No comunicado, ela apontou que os Estados Unidos também teriam responsabilidades sobre a crise, destacando o fluxo de armas que abastece os carteis do outro lado da fronteira. Estimativas do próprio governo americano apontam que cerca de 70% das armas apreendidas no México chegam pelos Estados Unidos.
Claudia Sheinbaum propôs a criação de um grupo de trabalho com as equipes de segurança dos dois lados. Como “plano B”, disse ela, o governo mexicano deveria implementar medidas tarifárias e não tarifárias em resposta aos Estados Unidos.
A guerra de tarifas iniciada por Donald Trump deve aumentar os custos para os consumidores americanos e pressionar a inflação nos Estados Unidos. Por isso, o impacto seria sentido dos dois lados da fronteira, mas principalmente o mexicano.
“Mais de 80% das nossas exportações vão para os Estados Unidos e quase um terço do Produto Interno Bruto (PIB) mexicano vem dessa relação comercial, de modo que o México teria sido muito mais afetado do que os Estados Unidos”, afirma Agustín Basave, lembrando que as tarifas ainda podem ser retomadas. “O risco é latente”.
Como mostrou o Estadão, a dependência do mercado americano torna o país vulnerável às pressões que vem do outro lado da fronteira. E essa não é a primeira vez Trump ameaça com tarifas para obter concessões do governo mexicano em sua política migratória.

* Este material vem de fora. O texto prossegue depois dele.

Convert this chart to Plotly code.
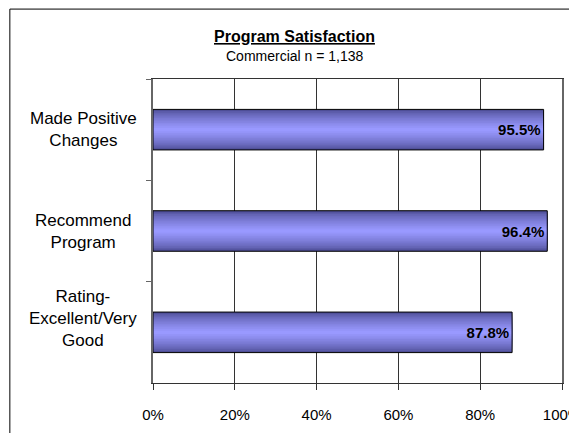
import plotly.graph_objects as go

# data
categories = ["Made Positive<br>Changes", "Recommend<br>Program", "Rating-<br>Excellent/Very<br>Good"]
values = [95.5, 96.4, 87.8]
value_labels = ["95.5%", "96.4%", "87.8%"]
x_ticks = [0, 20, 40, 60, 80, 100]
x_tick_labels = ["0%", "20%", "40%", "60%", "80%", "100%"]

FONT = "Liberation Sans, Arial, sans-serif"

dark = (78, 78, 150)
light = (153, 153, 255)
bar_w = 0.4
n_layers = 12

fig = go.Figure()

# nested overlay bars fake the vertical gradient of the original
for k in range(n_layers):
    t = k / (n_layers - 1)
    c = tuple(int(dark[i] + (light[i] - dark[i]) * (t ** 0.7)) for i in range(3))
    fig.add_trace(go.Bar(
        x=values, y=categories, orientation="h",
        width=bar_w * (1 - k / n_layers),
        marker=dict(color="rgb(%d,%d,%d)" % c, line=dict(width=0)),
        hoverinfo="skip", showlegend=False,
    ))

# outline + labels on top
fig.add_trace(go.Bar(
    x=values, y=categories, orientation="h", width=bar_w,
    marker=dict(color="rgba(0,0,0,0)", line=dict(color="black", width=1)),
    text=value_labels, textposition="inside", insidetextanchor="end",
    textangle=0, constraintext="none",
    textfont=dict(family=FONT, size=15, color="black", weight="bold"),
    showlegend=False,
))

# category labels, centred like the original (tick labels can only right-align)
label_shift = [0, 0, 14]
annotations = [
    dict(text=cat, xref="paper", yref="y", x=-0.171, y=cat, yshift=s,
         xanchor="center", yanchor="middle",
         showarrow=False, align="center", font=dict(size=17))
    for cat, s in zip(categories, label_shift)
]
annotations += [
    dict(text="<b><u>Program Satisfaction</u></b>", xref="paper", yref="paper",
         x=0.347, y=1.141, xanchor="center", yanchor="middle",
         showarrow=False, font=dict(size=16)),
    dict(text="Commercial n = 1,138", xref="paper", yref="paper",
         x=0.347, y=1.076, xanchor="center", yanchor="middle",
         showarrow=False, font=dict(size=14)),
]

fig.update_layout(
    width=569, height=425,
    margin=dict(l=145, r=15, t=71, b=50, autoexpand=False),
    barmode="overlay",
    paper_bgcolor="white", plot_bgcolor="white",
    font=dict(family=FONT, color="black"),
    xaxis=dict(
        range=[0, 100], tickvals=x_ticks, ticktext=x_tick_labels,
        showgrid=True, gridcolor="#333", gridwidth=1,
        showline=True, linecolor="#333", linewidth=1, mirror=True,
        ticks="outside", ticklen=6, tickcolor="#333", ticklabelstandoff=12,
        ticklabeloverflow="allow", automargin=False,
        tickfont=dict(size=15), zeroline=False, fixedrange=True,
    ),
    yaxis=dict(
        autorange="reversed", tickson="boundaries",
        ticks="outside", ticklen=5, tickcolor="#666",
        showline=True, linecolor="#666", linewidth=2, mirror=True,
        showgrid=False, showticklabels=False, fixedrange=True,
        automargin=False,
    ),
    shapes=[dict(type="rect", xref="paper", yref="paper",
                 x0=-0.35, x1=1.2, y0=-0.3, y1=1.23,
                 line=dict(color="black", width=1), layer="below")],
    annotations=annotations,
)

fig.write_html("out.html")
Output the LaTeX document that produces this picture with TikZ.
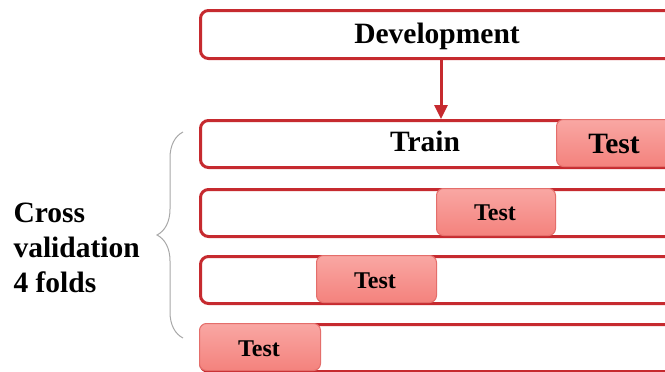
\documentclass[tikz,border=0pt]{standalone}
\usepackage{fontspec}
\setmainfont{Liberation Serif}
\usetikzlibrary{arrows.meta,decorations.pathreplacing}
\definecolor{frame}{HTML}{C62A2F}
\definecolor{testtop}{HTML}{F9A7A3}
\definecolor{testbot}{HTML}{F4827D}
\definecolor{testline}{HTML}{E46E6B}
\definecolor{bracegray}{HTML}{A8A8A8}
\tikzset{
  row/.style={draw=frame, line width=3pt, rounded corners=8pt, fill=white,
    anchor=north west, minimum height=47pt, minimum width=481pt, inner sep=0pt},
  testbox/.style={draw=testline, line width=1pt, rounded corners=7pt,
    top color=testtop, bottom color=testbot, anchor=north west,
    minimum height=47pt, inner sep=0pt},
  smalltext/.style={font=\bfseries\fontsize{24}{28}\selectfont},
  bigtext/.style={font=\bfseries\fontsize{29.5}{35}\selectfont},
}
\begin{document}
\begin{tikzpicture}[x=1pt,y=-1pt]
\useasboundingbox (0,0) rectangle (665,372);
\clip (0,0) rectangle (665,372);
% development stage
\node[row, minimum height=48pt] (dev) at (199,9) {};
\node[bigtext] (devtxt) at (437,36) {Development};
% the four folds
\node[row] (r1) at (199,119) {};
\node[row] (r2) at (199,188) {};
\node[row] (r3) at (199,255) {};
\node[row] (r4) at (199,323) {};
% held-out parts
\node[testbox, minimum width=124pt] (t1) at (556,119) {};
\node[testbox, minimum width=119pt] (t2) at (436,188) {};
\node[testbox, minimum width=120pt] (t3) at (316,255) {};
\node[testbox, minimum width=121pt] (t4) at (199,323) {};
\node[bigtext] (l1) at (614,144) {Test};
\node[smalltext] (l2) at (495,213) {Test};
\node[smalltext] (l3) at (375,281) {Test};
\node[smalltext] (l4) at (259,349) {Test};
\node[bigtext] (train) at (425,141) {Train};
% arrow from development to the first fold
\draw[frame, line width=3pt, -{Triangle[length=14pt,width=13pt]}] (dev.south) -- (r1.north);
% brace grouping the folds
\coordinate (bb) at (183,338);
\coordinate (bt) at (183,132);
\draw[bracegray, line width=1pt, decorate, decoration={brace, amplitude=26pt}] (bb) -- (bt);
\node[align=left, anchor=west, font=\bfseries\fontsize{29.5}{35}\selectfont] (cv) at (10,248) {Cross\\validation\\4 folds};
\end{tikzpicture}
\end{document}
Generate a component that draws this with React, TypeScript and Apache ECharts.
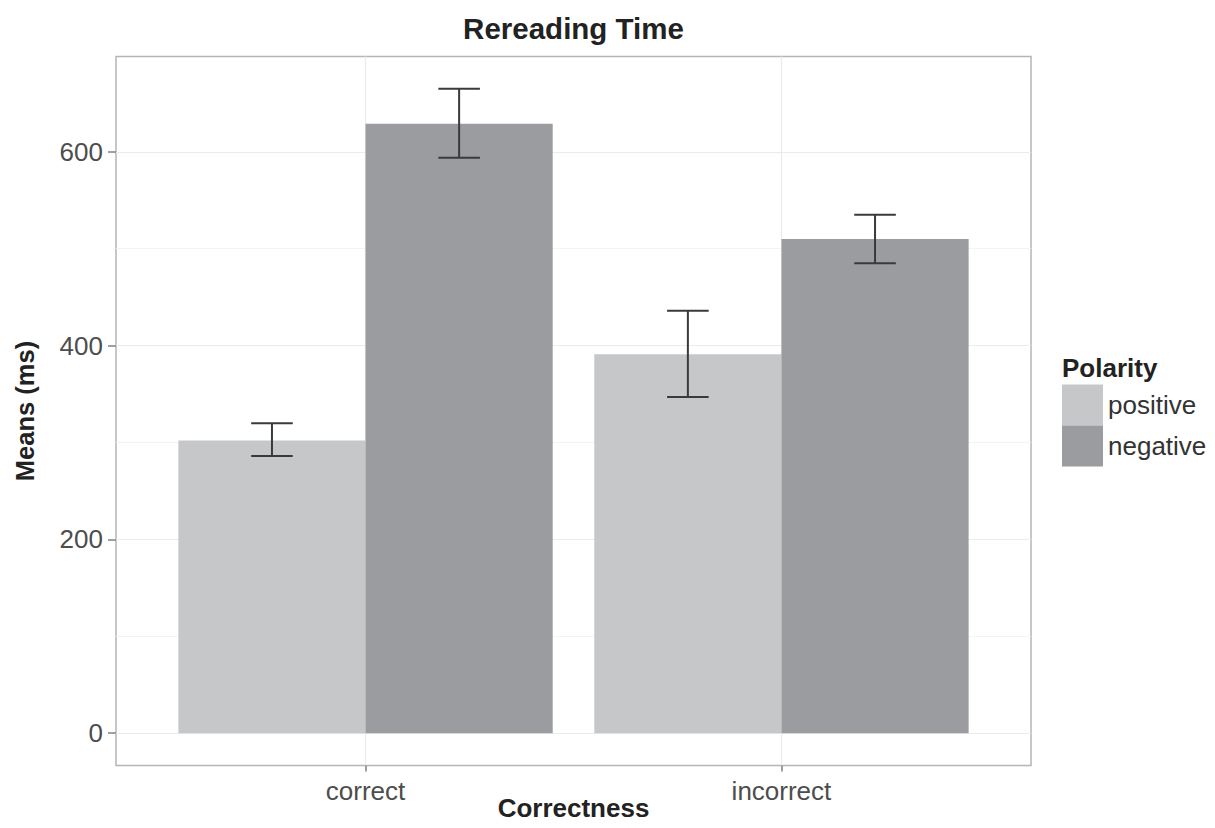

Foi assim que, no primeiro governo, ele pressionou o então presidente Andrés Manuel López Obrador a mobilizar milhares de soldados da recém-criada Guarda Nacional entre as fronteiras sul (com a Guatemala) e norte (com os EUA) para conter o fluxo de imigrantes. Além de permitir que os solicitantes de asilo fossem enviados ao México enquanto esperavam a análise dos pedidos de proteção nos Estados Unidos.
As medidas são controvertidas. Por um lado, a política “Remain in Mexico”, que Donald Trump pretende retomar, deixa os imigrantes retidos no México vulneráreis ao crime organizado e ao tráfico de pessoas. Por outro, há denúncias de abusos por parte da Guarda Nacional e críticas à militarização da segurança no México.
“Os agentes da Guarda Nacional não têm treinamento em direitos humanos. Eles são capacitados para a defesa nacional, não para a segurança pública. Sempre que a Guarda Nacional ou o Exército são mobilizados em determinada área, aumentam as denúncias de violações de direitos humanos”, afirma David Saucedo.